ASICs: The Ultimate Performance Chip
An Application-Specific Integrated Circuit is designed from the ground up to perform one task — and it performs that task better than any general-purpose alternative. Because every transistor on an ASIC is dedicated to the target function with no wasted area on programmability or control overhead, ASICs deliver the best possible combination of performance, power efficiency, and cost at scale.
The most famous modern ASICs are Bitcoin mining chips, which do nothing but compute SHA-256 hash functions at staggering speed. Google's TPU (Tensor Processing Unit) is an AI ASIC designed specifically for neural network inference. The downside of ASICs is their inflexibility and enormous upfront cost: designing and manufacturing a custom chip can cost tens to hundreds of millions of dollars, making them economically viable only for high-volume or performance-critical applications.
Memory Chips: Where Data Lives
Not all chips process data — some simply store it. Memory chips fall into two broad categories. DRAM (Dynamic Random-Access Memory) provides fast, volatile working memory used by CPUs and GPUs to hold active data. NAND Flash provides non-volatile storage, forming the basis of SSDs, USB drives, and smartphone storage. Memory chip architecture is fundamentally different from logic chips: rather than maximizing switching speed, memory designers maximize storage density and minimize cost per bit. Companies like Samsung, SK Hynix, and Micron manufacture the overwhelming majority of the world's DRAM and NAND.

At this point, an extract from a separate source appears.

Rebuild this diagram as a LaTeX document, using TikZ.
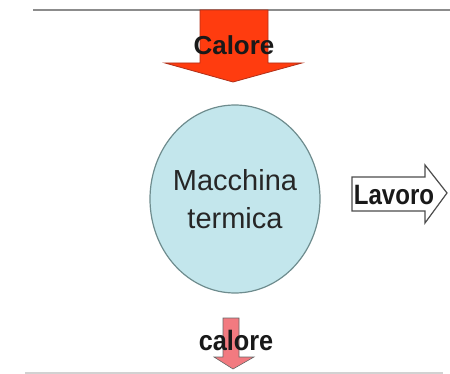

How These Chips Work Together
Modern computing devices rarely rely on a single chip type. A gaming PC pairs a powerful CPU with a discrete GPU and multiple DRAM modules. A smartphone SoC bundles CPU, GPU, NPU, and modem into one package backed by LPDDR5 memory and UFS flash storage. A data center AI server clusters hundreds of GPU or ASIC accelerators connected by high-bandwidth interconnects. Each chip type contributes what it does best, and the art of hardware system design lies in matching the right architecture to each workload in the pipeline.